HORT DER WISSENSCHAFT

Studie wozu? Keine lange Bank mehr!

MARTIN HAIDINGER
vom 01.12.2021

Erinnern Sie sich noch an Monica Lewinski? Die sexuelle Affäre, die der seinerzeitige US-amerikanische Präsident Bill Clinton mit ihr unterhielt, hätte ihn beinahe das Amt gekostet. Damals, in den 1990ern, ging unter uns Journalisten beiderlei Geschlechts ein kleines Bonmot um: Wenn Frau Lewinsky drüben über dem Großen Teich im Oval Office die Lippen ein wenig zu weit öffnet, hat das am anderen Ende der Welt, in Österreich, zur Folge, dass der Wissenschaftsbeitrag aus dem Ö1-Mittagsjournal fliegt.

Auch andere, viel banalere Kausalketten führten zu dem, was man im alten Reichskammergericht der frühen Neuzeit die "Lange Bank" genannt hatte. Das war jene Fläche, auf der die Akten in der Reihenfolge ihrer Dringlichkeit gelagert wurden. Wenn ein weniger wichtiges Konvolut zu lange unbehandelt blieb, wurde es so lange auf die lange Bank geschoben, bis es am Ende unter den Tisch fiel.

Gar nicht so selten mussten wir erleben, dass wir vielversprechende Forschungsergebnisse nicht in den Nachrichtensendungen unterbrachten, weil schon wieder irgendein drittklassiger Politiker Dummheiten absonderte, die unseren Beitrag aus dem Journal kickten.

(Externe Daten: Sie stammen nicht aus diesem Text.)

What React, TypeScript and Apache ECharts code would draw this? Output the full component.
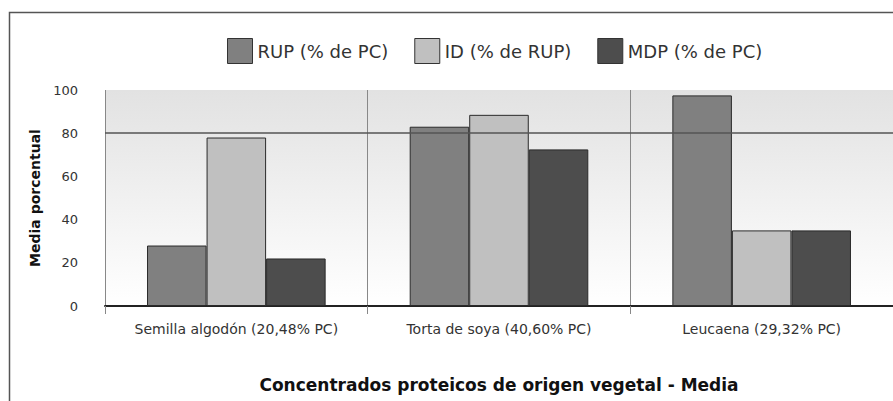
import React, { useEffect, useRef } from "react";
import * as echarts from "echarts";

const categories = [
  "Semilla algodón (20,48% PC)",
  "Torta de soya (40,60% PC)",
  "Leucaena (29,32% PC)",
];
const seriesNames = ["RUP (% de PC)", "ID (% de RUP)", "MDP (% de PC)"];
const rupValues = [28, 83, 97.5];
const idValues = [78, 88.5, 35];
const mdpValues = [22, 72.5, 35];
const seriesColors = ["#808080", "#c0c0c0", "#4d4d4d"];
const yTicks = [0, 20, 40, 60, 80, 100];

export default function App() {
  const ref = useRef<HTMLDivElement>(null);
  useEffect(() => {
    if (!ref.current) return;
    const chart = echarts.init(ref.current, undefined, { renderer: "svg" });
    const font = "DejaVu Sans, Verdana, sans-serif";
    const data = [rupValues, idValues, mdpValues];
    chart.setOption({
      animation: false,
      backgroundColor: "#ffffff",
      graphic: [
        {
          type: "polyline",
          shape: { points: [[9.5, 401], [9.5, 12.5], [893, 12.5]] },
          style: { stroke: "#555", lineWidth: 1.5, fill: "none" },
          silent: true,
        },
      ],
      legend: {
        left: 222,
        top: 33,
        itemWidth: 25,
        itemHeight: 25,
        itemGap: 26,
        icon: "rect",
        data: seriesNames,
        textStyle: { fontFamily: font, fontSize: 18, color: "#333" },
        itemStyle: { borderColor: "#333", borderWidth: 1 },
      },
      grid: {
        left: 105,
        right: 0,
        top: 90,
        bottom: 95,
        show: true,
        borderWidth: 0,
        backgroundColor: new echarts.graphic.LinearGradient(0, 0, 0, 1, [
          { offset: 0, color: "#e2e2e2" },
          { offset: 1, color: "#ffffff" },
        ]),
      },
      xAxis: {
        type: "category",
        data: categories,
        name: "Concentrados proteicos de origen vegetal - Media",
        nameLocation: "middle",
        nameGap: 70,
        nameTextStyle: { fontFamily: font, fontSize: 17, fontWeight: "bold", color: "#111" },
        axisLine: { show: true, lineStyle: { color: "#222", width: 2 } },
        axisTick: { show: true, interval: 0, length: 8, lineStyle: { color: "#888" } },
        axisLabel: { interval: 0, fontFamily: font, fontSize: 14, color: "#333", margin: 16 },
        splitLine: { show: true, interval: 0, lineStyle: { color: "#888", width: 1 } },
      },
      yAxis: {
        type: "value",
        min: 0,
        max: 100,
        interval: 20,
        name: "Media porcentual",
        nameLocation: "middle",
        nameGap: 52,
        nameTextStyle: { fontFamily: font, fontSize: 14, fontWeight: "bold", color: "#111" },
        axisLine: { show: false },
        axisTick: { show: false },
        axisLabel: {
          fontFamily: font,
          fontSize: 13,
          color: "#333",
          margin: 27,
          formatter: (v: number) => (yTicks.includes(v) ? String(v) : ""),
        },
        splitLine: { show: false },
      },
      series: seriesNames.map((name, i) => ({
        name,
        type: "bar",
        data: data[i],
        barGap: "0%",
        barCategoryGap: "32%",
        itemStyle: { color: seriesColors[i], borderColor: "#2a2a2a", borderWidth: 1 },
        markLine:
          i === 0
            ? {
                silent: true,
                symbol: "none",
                label: { show: false },
                lineStyle: { color: "#555", width: 1.5, type: "solid" },
                data: [{ yAxis: 80 }],
              }
            : undefined,
        z: 2,
      })),
    });
    return () => chart.dispose();
  }, []);
  return (
    <div
      ref={ref}
      style={{ position: "absolute", left: 0, top: 0, width: 893, height: 401 }}
    />
  );
}
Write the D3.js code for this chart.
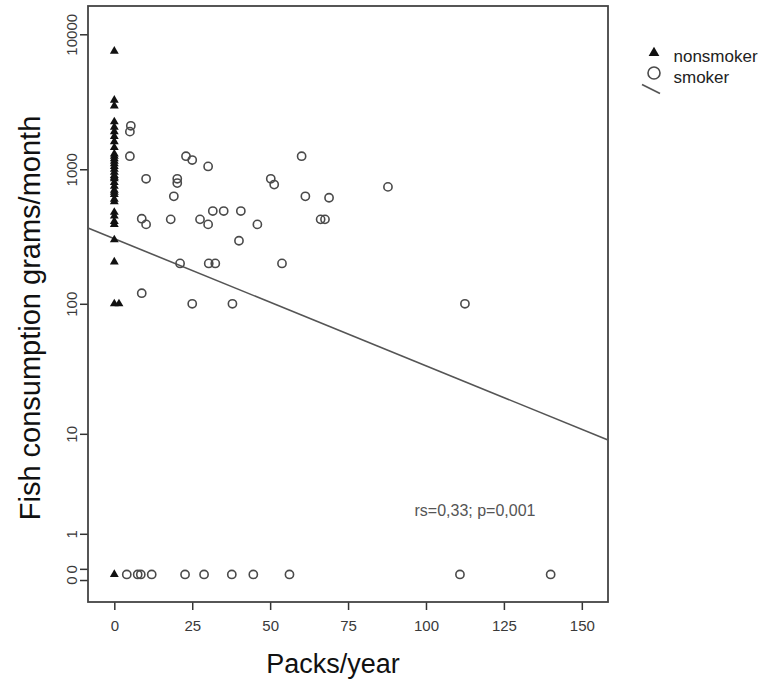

Das war in den 1990ern. Und heute?

Meine verehrungswürdige Kollegin Elke Ziegler aus der Redaktion Aktuelle Wissenschaft des ORF hat heuer als Erste unseres Genres den renommierten Robert-Hochner-Preis erhalten, und mein großartiger Kollege Günter Mayer wurde in seiner Eigenschaft als führender Journalist der aktuellen Wissenschaft im ORF-Fernsehen zum TV-Star und bekam 2021 eine "Romy" im Bereich Information. Gewiss hat die Pandemie bewirkt, dass man ihrem Schaffen mehr Aufmerksamkeit schenkt als früher, aber es sind vor allem ihre hervorragenden Leistungen, die ihnen zu Recht diese Ehrungen einbrachten.

Eigentlich müsste die weltweite Coronakrise die Stunde der Wissenschaft sein. Noch nie nahmen so viele Menschen auf dem Erdenrund im eigenen Interesse so gespannt an den Aktivitäten naturwissenschaftlicher Forschung Anteil wie heute. Getrübt wird dieser Effekt allerdings vom Momentum schmerzhafter Dummheit und stupenden Aberglaubens, die laut aktuellem Eurobarometer den Menschen in Österreich eine blamable Spitzenposition in Sachen Wissenschaftsskepsis sichern. Mit anderen Worten: Kaum wo in Europa schert man sich im Volk so wenig um Science und Humanities wie hierzulande. Trotzdem werden wir uns nicht beirren lassen und nie wieder auf der langen Bank medialer Prioritäten landen -versprochen!